Peter Edgar

For English majors, the sign of the end of one’s time at Florida Southern is the Senior Seminar, a capstone class that results in a paper between 15 and 20 pages long and a 30-minute-long presentation.

The content of each seminar will vary as students explore different aspects of the major. Most students will be presenting critical work, and four students will perform readings from original creative works.

“What does the senior sem” —as the English majors refer to the project— “represent to me? Too much,” senior Kenz Bengry said.

Bengry is one of several students presenting at Senior Seminar who will graduate only a month after she finishes the semester, at commencement on December 15. Others include Meredith Stambaugh and Caitlin James, who are also presenting senior ‘sems’.

Each of the aforementioned is presenting critical work. Stambaugh is exploring “contact zones” in relation to Mexican-American literature; James is speaking on “Tropes of Black Womanhood in The Help, The Color Purple, and Gone With the Wind.”

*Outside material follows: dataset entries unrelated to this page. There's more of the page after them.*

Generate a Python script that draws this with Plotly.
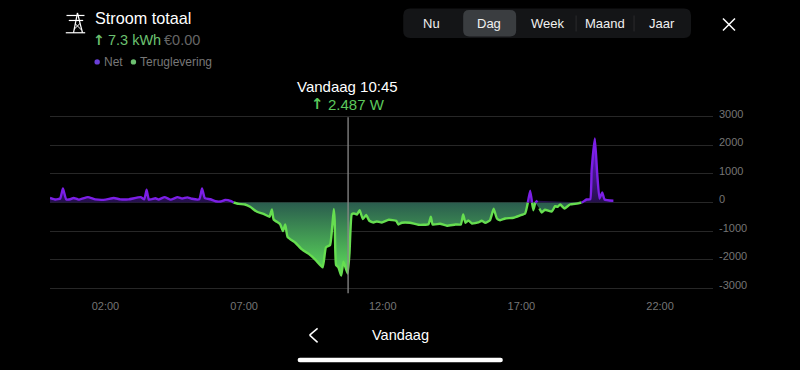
import plotly.graph_objects as go

# Chart data: minutes after midnight and power in W (positive = net, negative = teruglevering)
minutes = [0,12,22,28,35,44,51,62,82,98,120,138,152,170,196,204,209,214,228,235,248,261,276,286,297,307,323,329,335,347,358,369,379,392,
           397,408,422,433,448,462,475,480,484,498,504,509,514,531,545,560,574,590,597,606,610,614,616,619,624,630,635,644,648,653,658,664,670,
           677,684,691,700,707,718,733,749,754,761,779,797,819,824,828,844,859,877,889,894,899,905,913,927,934,942,952,960,967,974,985,1003,1017,1028,
           1034,1039,1043,1046,1050,1055,1059,1064,1071,1086,1093,1098,1104,1113,1125,1140,1150,
           1153,1161,1169,1172,1179,1184,1189,1195,1200,1219]
power = [160,105,140,490,115,115,160,100,190,110,100,160,110,110,190,115,450,100,150,105,190,100,190,140,180,130,115,490,150,115,45,35,90,45,
         0,-50,-70,-150,-325,-400,-500,-245,-595,-760,-1000,-770,-1200,-1410,-1640,-1800,-2000,-2270,-1570,-1490,-970,-230,-620,-2190,-2270,-2560,-2075,-2487,-1780,-410,-385,-420,-270,
         -580,-440,-640,-700,-665,-700,-605,-640,-770,-710,-710,-780,-760,-500,-770,-745,-815,-770,-770,-420,-710,-630,-735,-700,-640,-710,-620,-220,-560,-620,-560,-535,-455,-385,
         0,410,0,-270,0,60,-210,-350,-255,-315,-130,-150,-70,-210,-70,-35,0,
         20,105,115,1130,2240,1010,140,350,105,60]

net = [v if v >= 0 else None for v in power]
teruglevering = [v if v <= 0 else None for v in power]

y_ticks = [3000, 2000, 1000, 0, -1000, -2000, -3000]
y_labels = ["3000", "2000", "1000", "0", "-1000", "-2000", "-3000"]
x_ticks = [120, 420, 720, 1020, 1320]
x_labels = ["02:00", "07:00", "12:00", "17:00", "22:00"]
cursor_minute = 645
tabs = ["Nu", "Dag", "Week", "Maand", "Jaar"]

FONT = "Liberation Sans, Arial, sans-serif"
ARROW_FONT = "DejaVu Sans, sans-serif"
L, R, T, B = 49.5, 713.0, 113.64, 290.86


def px(x):
    return (x - L) / (R - L)


def py(y):
    return (B - y) / (B - T)


def seg(x0, y0, x1, y1, color="#ffffff", width=1.5):
    return dict(type="line", xref="paper", yref="paper", x0=px(x0), y0=py(y0), x1=px(x1), y1=py(y1),
                line=dict(color=color, width=width), layer="above")


def rrect(x0, y0, x1, y1, r, color):
    d = (f"M {px(x0+r)} {py(y0)} L {px(x1-r)} {py(y0)} Q {px(x1)} {py(y0)} {px(x1)} {py(y0+r)} "
         f"L {px(x1)} {py(y1-r)} Q {px(x1)} {py(y1)} {px(x1-r)} {py(y1)} L {px(x0+r)} {py(y1)} "
         f"Q {px(x0)} {py(y1)} {px(x0)} {py(y1-r)} L {px(x0)} {py(y0+r)} Q {px(x0)} {py(y0)} {px(x0+r)} {py(y0)} Z")
    return dict(type="path", xref="paper", yref="paper", path=d, fillcolor=color, line=dict(width=0), layer="below")


def dot(x, y, r, color):
    return dict(type="circle", xref="paper", yref="paper", x0=px(x - r), x1=px(x + r), y0=py(y + r), y1=py(y - r),
                fillcolor=color, line=dict(width=0), layer="above")


def text(x, y, s, size, color, anchor="left", family=FONT):
    return dict(xref="paper", yref="paper", x=px(x), y=py(y), text=s, showarrow=False, xanchor=anchor, yanchor="middle",
                font=dict(family=family, size=size, color=color), align=anchor, borderpad=0)


fig = go.Figure()
fig.add_trace(go.Scatter(
    x=minutes, y=teruglevering, name="Teruglevering", mode="lines",
    line=dict(color="#66de50", width=2.4, shape="spline", smoothing=0.4),
    fill="tozeroy",
    fillgradient=dict(type="vertical", colorscale=[[0, "#5ee05a"], [1, "#2a5c4e"]]),
    hoverinfo="skip",
))
fig.add_trace(go.Scatter(
    x=minutes, y=net, name="Net", mode="lines",
    line=dict(color="#7c1fe6", width=2.4, shape="spline", smoothing=0.4),
    fill="tozeroy",
    fillgradient=dict(type="vertical", colorscale=[[0, "#24104a"], [1, "#6a1fd8"]]),
    hoverinfo="skip",
))

shapes = [
    dict(type="line", xref="x", yref="paper", x0=cursor_minute, x1=cursor_minute, y0=py(117), y1=py(293),
         line=dict(color="#8a8a8a", width=1.3), layer="above"),
    rrect(403, 8, 691, 37.5, 7, "#141517"),
    rrect(463, 9.5, 516, 36, 6, "#3a3d40"),
    seg(576, 15, 576, 31, "#2a2b2d", 1),
    seg(634, 15, 634, 31, "#2a2b2d", 1),
    seg(723, 18, 735, 30),
    seg(735, 18, 723, 30),
    seg(317.3, 328.3, 309.3, 335),
    seg(309.3, 335, 317.3, 342.3),
    rrect(297.3, 357.7, 502.7, 362.3, 2.3, "#ffffff"),
    dot(96.7, 61.5, 2.7, "#6a3fd8"),
    dot(133, 61.5, 2.7, "#6cc070"),
    seg(65.3, 32.3, 84.7, 32.3, width=1.2),
    seg(66, 15, 84, 15, width=1.2),
    seg(68.3, 20, 82.7, 20, width=1.2),
    seg(77, 12.5, 73, 32.3, width=1.2),
    seg(77, 12.5, 82, 32.3, width=1.2),
    seg(74.5, 23, 80.5, 29, width=1),
    seg(79.5, 23, 73.5, 29, width=1),
]

annotations = [
    text(93.5, 18, "Stroom totaal", 16.2, "#ffffff"),
    text(98.5, 40, "<b>↑</b>", 14, "#6cc070", "center", ARROW_FONT),
    text(107, 40, "7.3 kWh", 14.5, "#6cc070"),
    text(163, 40, "€0.00", 14.5, "#666666"),
    text(102.5, 61.5, "Net", 12, "#777777"),
    text(139, 61.5, "Teruglevering", 12, "#777777"),
    text(347.5, 86.5, "Vandaag 10:45", 15, "#ffffff", "center"),
    text(317, 104, "<b>↑</b>", 15, "#5cc85c", "center", ARROW_FONT),
    text(327, 104.5, "2.487 W", 15, "#5cc85c"),
    text(400, 335, "Vandaag", 14.5, "#ffffff", "center"),
]
for label, cx in zip(tabs, [431, 489, 547, 605, 662]):
    annotations.append(text(cx, 23, label, 13, "#f0f0f0", "center"))

fig.update_layout(
    width=800, height=370, autosize=False,
    margin=dict(l=L, r=800 - R, t=T, b=370 - B, pad=0),
    paper_bgcolor="#000000", plot_bgcolor="#000000",
    showlegend=False,
    shapes=shapes, annotations=annotations,
    xaxis=dict(range=[0, 1434.6], tickmode="array", tickvals=x_ticks, ticktext=x_labels, showgrid=False, zeroline=False,
               showline=False, ticks="", ticklabelstandoff=7, tickfont=dict(family=FONT, size=11, color="#757575")),
    yaxis=dict(range=[-3100, 3100], side="right", tickmode="array", tickvals=y_ticks, ticktext=y_labels, showgrid=True,
               gridcolor="#272727", gridwidth=1, zeroline=False, showline=False, ticks="", ticklabelstandoff=5,
               ticklabelshift=-3, tickfont=dict(family=FONT, size=11, color="#757575")),
)
fig.write_html("out.html", config=dict(displayModeBar=False),
               post_script="document.body.style.margin='0';document.body.style.background='#000';document.body.style.overflow='hidden';")
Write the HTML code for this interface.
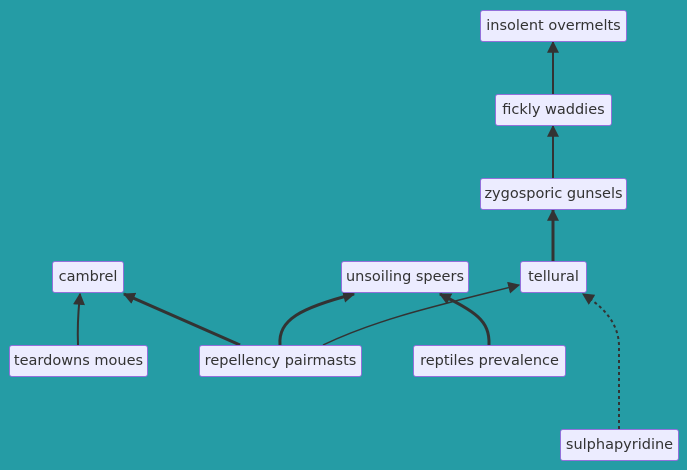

Topics of criticism will vary widely from presentation to presentation; Gaelyn Crowder will discuss how Toni Morrison’s constructs masculinity and Amber Jones will speak on literary ideas of womanhood. Melissa Harnage, Katie Copeland, Greg Imhoff and Chelsea Kidd will tackle addiction, burial rituals, family dynamics and monstrousness, respectively.

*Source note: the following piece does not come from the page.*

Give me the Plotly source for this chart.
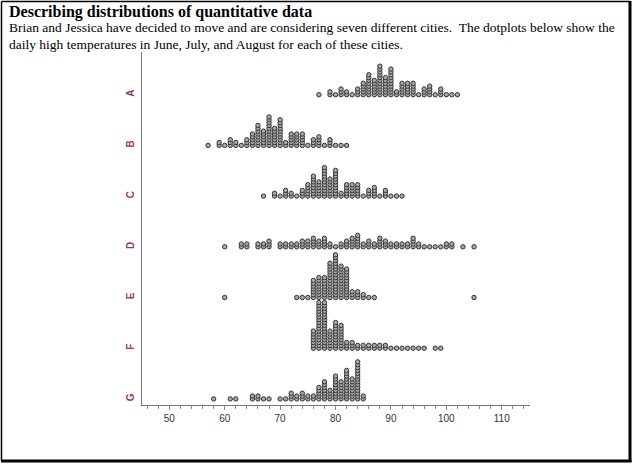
import plotly.graph_objects as go

# ---------------- data (daily highs, value -> number of days) ----------------
cities = ["A", "B", "C", "D", "E", "F", "G"]

temps_A = [77, 79, 80, 81, 82, 83, 84, 85, 86, 87, 88, 89, 90, 91, 92, 93, 94, 95, 96, 97, 98, 99, 100, 101, 102]
counts_A = [1, 2, 1, 3, 2, 1, 3, 5, 8, 6, 11, 7, 10, 2, 5, 5, 5, 1, 3, 4, 1, 3, 1, 1, 1]

temps_B = [57, 59, 60, 61, 62, 63, 64, 65, 66, 67, 68, 69, 70, 71, 72, 73, 74, 75, 76, 77, 78, 79, 80, 81, 82]
counts_B = [1, 2, 1, 3, 2, 1, 3, 5, 8, 6, 11, 7, 10, 2, 5, 5, 5, 1, 3, 4, 1, 3, 1, 1, 1]

temps_C = [67, 69, 70, 71, 72, 73, 74, 75, 76, 77, 78, 79, 80, 81, 82, 83, 84, 85, 86, 87, 88, 89, 90, 91, 92]
counts_C = [1, 2, 1, 3, 2, 1, 3, 5, 8, 6, 11, 7, 10, 2, 5, 5, 5, 1, 3, 4, 1, 3, 1, 1, 1]

temps_D = [60, 63, 64, 66, 67, 68, 70, 71, 72, 73, 74, 75, 76, 77, 78, 79, 80, 81, 82, 83, 84, 85,
           86, 87, 88, 89, 90, 91, 92, 93, 94, 95, 96, 97, 98, 99, 100, 101, 103, 105]
counts_D = [1, 2, 2, 2, 2, 3, 2, 2, 2, 2, 3, 3, 4, 3, 4, 2, 1, 2, 3, 4, 5, 2,
            3, 2, 4, 3, 2, 2, 2, 2, 4, 2, 1, 1, 1, 1, 2, 2, 1, 1]

temps_E = [60, 73, 74, 75, 76, 77, 78, 79, 80, 81, 82, 83, 84, 85, 86, 87, 105]
counts_E = [1, 1, 1, 1, 7, 8, 8, 13, 16, 12, 11, 3, 3, 2, 1, 1, 1]

temps_F = [76, 77, 78, 79, 80, 81, 82, 83, 84, 85, 86, 87, 88, 89, 90, 91, 92, 93, 94, 95, 96, 98, 99]
counts_F = [7, 17, 17, 7, 10, 9, 3, 3, 2, 2, 2, 2, 2, 2, 1, 1, 1, 1, 1, 1, 1, 1, 1]

temps_G = [58, 61, 62, 65, 66, 67, 68, 70, 71, 72, 73, 74, 75, 76, 77, 78, 79, 80, 81, 82, 83, 84, 85]
counts_G = [1, 1, 1, 2, 2, 1, 1, 1, 1, 3, 2, 3, 2, 2, 5, 7, 4, 9, 7, 11, 8, 14, 2]

x_ticks = [50, 60, 70, 80, 90, 100, 110]

series = [(temps_A, counts_A), (temps_B, counts_B), (temps_C, counts_C), (temps_D, counts_D),
          (temps_E, counts_E), (temps_F, counts_F), (temps_G, counts_G)]

# ---------------- layout geometry (pixels) ----------------
W, H = 635, 467
PL, PR, PT, PB = 142, 530, 52, 405          # plot area in page pixels
ROW0, ROW_GAP, STEP = 94.7, 50.7, 2.85      # baseline of first row, row spacing, dot stacking step


def px(xp):
    return (xp - PL) / (PR - PL)


def py(yp):
    return (PB - yp) / (PB - PT)


xs, ys = [], []
for i, (temps, counts) in enumerate(series):
    base = ROW0 + i * ROW_GAP
    for t, c in zip(temps, counts):
        for k in range(c):
            xs.append(t)
            ys.append(-(base - k * STEP))

fig = go.Figure()
fig.add_trace(go.Scatter(
    x=xs, y=ys, mode="markers",
    marker=dict(symbol="circle", size=4.4, color="#a8a8a8",
                line=dict(color="#333333", width=1)),
    hoverinfo="x", showlegend=False,
))

fig.update_layout(
    width=W, height=H,
    margin=dict(l=PL, r=W - PR, t=PT, b=H - PB, pad=0),
    paper_bgcolor="white", plot_bgcolor="white",
    xaxis=dict(
        range=[45.07, 115.1], tickmode="array", tickvals=x_ticks,
        ticktext=[str(v) for v in x_ticks],
        ticks="outside", ticklen=4, tickcolor="#8a8a8a", tickwidth=1,
        minor=dict(dtick=2, ticks="outside", ticklen=3, tickcolor="#8a8a8a", tickwidth=1),
        showline=True, linecolor="#777777", linewidth=1,
        showgrid=False, zeroline=False,
        tickfont=dict(family="Liberation Sans, Arial", size=10, color="#333333"),
        fixedrange=True,
    ),
    yaxis=dict(
        range=[-PB, -PT], tickmode="array",
        tickvals=[-(ROW0 + i * ROW_GAP) for i in range(len(cities))],
        ticktext=["<b>%s</b>" % c for c in cities], tickangle=-90, ticks="", ticklabelstandoff=3,
        showline=True, linecolor="#777777", linewidth=1,
        showgrid=False, zeroline=False,
        tickfont=dict(family="Liberation Sans, Arial", size=10, color="#a0306e"),
        fixedrange=True,
    ),
)

# text block at the top
serif = "Liberation Serif, Times New Roman, serif"
fig.add_annotation(text="<b>Describing distributions of quantitative data</b>",
                   xref="paper", yref="paper", x=px(7), y=py(12), xanchor="left", yanchor="middle",
                   showarrow=False, font=dict(family=serif, size=16, color="black"))
fig.add_annotation(text="Brian and Jessica have decided to move and are considering seven different cities.  The dotplots below show the",
                   xref="paper", yref="paper", x=px(7), y=py(28), xanchor="left", yanchor="middle",
                   showarrow=False, font=dict(family=serif, size=13.5, color="black"))
fig.add_annotation(text="daily high temperatures in June, July, and August for each of these cities.",
                   xref="paper", yref="paper", x=px(7), y=py(44), xanchor="left", yanchor="middle",
                   showarrow=False, font=dict(family=serif, size=13.5, color="black"))

# page frame (thin left/top, heavy right/bottom)
frame = [
    (1.5, 1.5, 1.5, 461, 1.5),
    (1.5, 1.5, 630, 1.5, 1.5),
    (630, 1, 630, 462, 3),
    (1, 461, 631.5, 461, 3),
]
for x0, y0, x1, y1, w in frame:
    fig.add_shape(type="line", xref="paper", yref="paper",
                  x0=px(x0), y0=py(y0), x1=px(x1), y1=py(y1),
                  line=dict(color="black", width=w))

fig.write_html("out.html")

I polled the senior seminar students about their emotions regarding the project. In the same vein as a number of them, regarding her senior seminar, James said “stress is the answer.”

Senior Jim McKenna, who will be presenting a selection of original poetry titled soft sxn, described himself as “addled with self-doubt.” (The Southern reported last year on McKenna’s having won a summer internship at Coffee House Press in Minneapolis.)

Senior seminar isn’t the first place McKenna has presented original work: he gave a reading at Fiat Lux last spring for his Honors Thesis presentation.

Senior seminar represents “a chance to force faculty to acknowledge queer PoC [Person of Color] poetry,” said McKenna in a message.

McKenna is one of two students presenting poetry. Shannon Sullivan, who is an English Education major, will read selections from her project, Patenting a Confession: Arguments with Guilt. She responded to a request for comment with a gif of a young boy repeatedly hitting a table.

Fiction and creative nonfiction will be represented at the presentations as well. Nick Galvez and Laramie Renew will be presenting an excerpt from a novel and a memoir, respectively.

The students presenting represent a number of educational and situational backgrounds. Six of the students are commuters and Galvez is a transfer student; Crowder is a student athlete on the women’s soccer team.

Each year, the senior seminar class is taught by a different professor; this year, the class is guided by Dr. Bravard. Last year, professor emeritus Dr. Mary Pharr led the course.

Senior Seminar will be held on the evenings of Nov. 6, 7, 12 and 14. Times vary from 4 to 6:30 depending on the evening. Inquiries may be made to Dr. Bravard.